Namun, di tengah euforia janji kampanye itu, pada 23 September 2024 Sri Mulyani mengumumkan wacana kenaikan local taxing power (kewenangan pemerintah daerah menetapkan pajak) hingga 300 persen. Dalihnya, hampir sepertiga APBN dialokasikan untuk Transfer ke Daerah (TKD), sehingga daerah harus diberi ruang lebih besar untuk memungut pajak, tanpa adanya pernyataan akan mengurangi dana TKD. Pernyataan ini sontak menjadi pegangan para calon kepala daerah yang tengah berkampanye dalam Pilkada 2024. Mereka mengumbar janji kesejahteraan berdasarkan asumsi dana pusat akan tetap mengalir deras.
Kebijakan Berbalik 180 Derajat
Realitas berubah drastis begitu memasuki 2025. Anggaran MBG ternyata membengkak menjadi Rp171 triliun, fokus utamanya di Jawa. Sementara itu, utang jatuh tempo pemerintah mencapai Rp800,33 triliun. Alih-alih memberikan peringatan dini kepada Presiden, Sri Mulyani pada 4 Februari 2025 justru tidak mengingatkan Presiden sebelum menerbitkan kebijakan memangkas TKD hingga 50 persen melalui Instruksi Presiden (Inpres) No. 1 Tahun 2025. Langkah ini jelas bertolak belakang dengan ucapannya di 2024. Hal ini seperti “jebakan” Sri Mulyani untuk melibatkan Presiden dalam urusan Pajak Daerah. Padahal, rencana menaikkan local taxing power itu dia ucapkan sebelum Calon Presiden Prabowo dilantik menjadi Presiden tanggal 20 Oktober 2024.
Dampaknya langsung terasa. Kepala daerah yang sudah berjanji manis kepada warganya terpaksa mencari sumber dana lain. Jalan pintas yang diambil? Menaikkan pajak daerah secara ekstrem.
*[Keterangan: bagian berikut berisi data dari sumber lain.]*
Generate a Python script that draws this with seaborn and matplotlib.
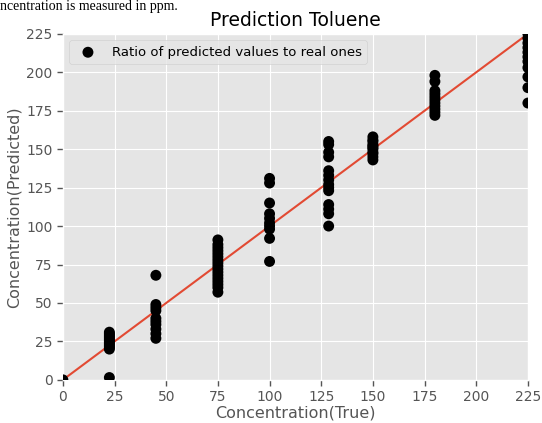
import numpy as np
import pandas as pd
import matplotlib
matplotlib.use('Agg')
import matplotlib.pyplot as plt
import seaborn as sns

# true concentrations (ppm) and the predicted values
true_levels = [0, 22.5, 45, 75, 100, 128.6, 150, 180, 225]
pred_0 = [0]
pred_22 = [1.5, 20, 21, 22, 23, 24, 25, 26, 27, 28, 29, 30, 31]
pred_45 = [27, 30, 33, 36, 38, 40, 45, 47, 49, 68]
pred_75 = [57, 60, 62, 64, 66, 68, 70, 72, 74, 76, 78, 80, 82, 84, 86, 88, 91]
pred_100 = [77, 92, 98, 100, 102, 105, 108, 115, 128, 131]
pred_128 = [100, 108, 111, 114, 123, 125, 127, 130, 133, 136, 145, 148, 153, 155]
pred_150 = [143, 145, 147, 148, 150, 151, 152, 153, 155, 156, 158]
pred_180 = [172, 174, 176, 178, 180, 182, 184, 186, 188, 194, 198]
pred_225 = [180, 190, 197, 203, 207, 210, 213, 216, 219, 222, 225]

groups = [pred_0, pred_22, pred_45, pred_75, pred_100, pred_128, pred_150, pred_180, pred_225]
rows = []
for t, vals in zip(true_levels, groups):
    for v in vals:
        rows.append((t, v))
df = pd.DataFrame(rows, columns=['true', 'pred'])

plt.style.use('ggplot')
fig = plt.figure(figsize=(5.42, 4.23), dpi=100)
ax = fig.add_axes([0.116, 0.102, 0.858, 0.818])

sns.scatterplot(data=df, x='true', y='pred', color='black', s=62, edgecolor='none',
                label='Ratio of predicted values to real ones', ax=ax, zorder=3)
ax.plot([0, 225], [0, 225], color='#E24A33', lw=1.5, zorder=2)

ax.set_xlim(0, 225)
ax.set_ylim(0, 225)
ax.set_xticks(np.arange(0, 226, 25))
ax.set_yticks(np.arange(0, 226, 25))
ax.tick_params(labelsize=10, colors='#555555', length=4, width=1, direction='out')
ax.set_xlabel('Concentration(True)', fontsize=11.5, color='#555555', labelpad=1)
ax.set_ylabel('Concentration(Predicted)', fontsize=11.5, color='#555555', labelpad=3)
ax.set_title('Prediction Toluene', fontsize=13.5, color='black', pad=6)
ax.legend(loc='upper left', fontsize=9.5, frameon=True)

# document line above the figure
fig.text(0.0, 1.0, 'ncentration is measured in ppm.', ha='left', va='top',
         fontsize=10, family='Liberation Serif', color='black')

fig.savefig('out.png', dpi=100)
Pati Jadi Simbol Perlawanan
Krisis ini meledak di Pati, Jawa Tengah. Pada 6 Agustus 2025, Bupati Sudewo dengan enteng menantang warganya yang menolak kenaikan Pajak Bumi dan Bangunan (PBB) hingga 250 persen. “Jangan cuma 5.000 orang yang demo,” ujarnya. Tantangan itu dibalas dengan aksi protes besar-besaran: 100 ribu orang turun ke jalan pada 13 Agustus 2025.
Media sosial, termasuk akun @bank.karma, menunjukkan bahwa Pati bukan kasus tunggal. Daerah lain seperti Banyuwangi, Semarang, Cirebon, Bone, dan Jombang mengalami lonjakan pajak yang sama drastisnya.
Mengabaikan Amanat Konstitusi
Ironisnya, sehari sebelum demo Pati, Sri Mulyani justru menyoroti rendahnya gaji guru dan dosen. Pernyataan itu terdengar kontradiktif dengan amanat Pasal 31 UUD 1945 yang menegaskan bahwa negara wajib memprioritaskan anggaran pendidikan minimal 20 persen dari APBN dan APBD tanpa membebankan beban itu kepada rakyat. Apalagi, tujuan negara yang diamanatkan Pembukaan UUD 1945 adalah “mencerdaskan kehidupan bangsa dan mewujudkan kesejahteraan umum”.
Kebijakan memangkas TKD sambil membiarkan daerah menaikkan pajak secara brutal jelas menempatkan rakyat sebagai korban utama. Ini bukan hanya soal salah kelola fiskal, tetapi indikasi pengabaian terhadap amanat konstitusi.
Salah Urus atau Pengkhianatan?
Rangkaian fakta ini memunculkan pertanyaan mendasar: apakah Sri Mulyani sekadar melakukan salah urus, atau memang sedang mengorbankan prinsip konstitusi demi menutup lubang APBN? Yang jelas, kebijakan yang diambil tanpa konsistensi dan tanpa keberpihakan ini telah memicu gejolak sosial, menciptakan ketidakpastian ekonomi di daerah, dan melemahkan kepercayaan rakyat terhadap pemerintah.
Dalam negara demokratis, konstitusi seharusnya menjadi pelindung rakyat, bukan sekadar dokumen hiasan. Dan ketika kebijakan ekonomi justru memperberat beban rakyat, wajar jika publik merasa bahwa konstitusi sedang dikhianati dari dalam.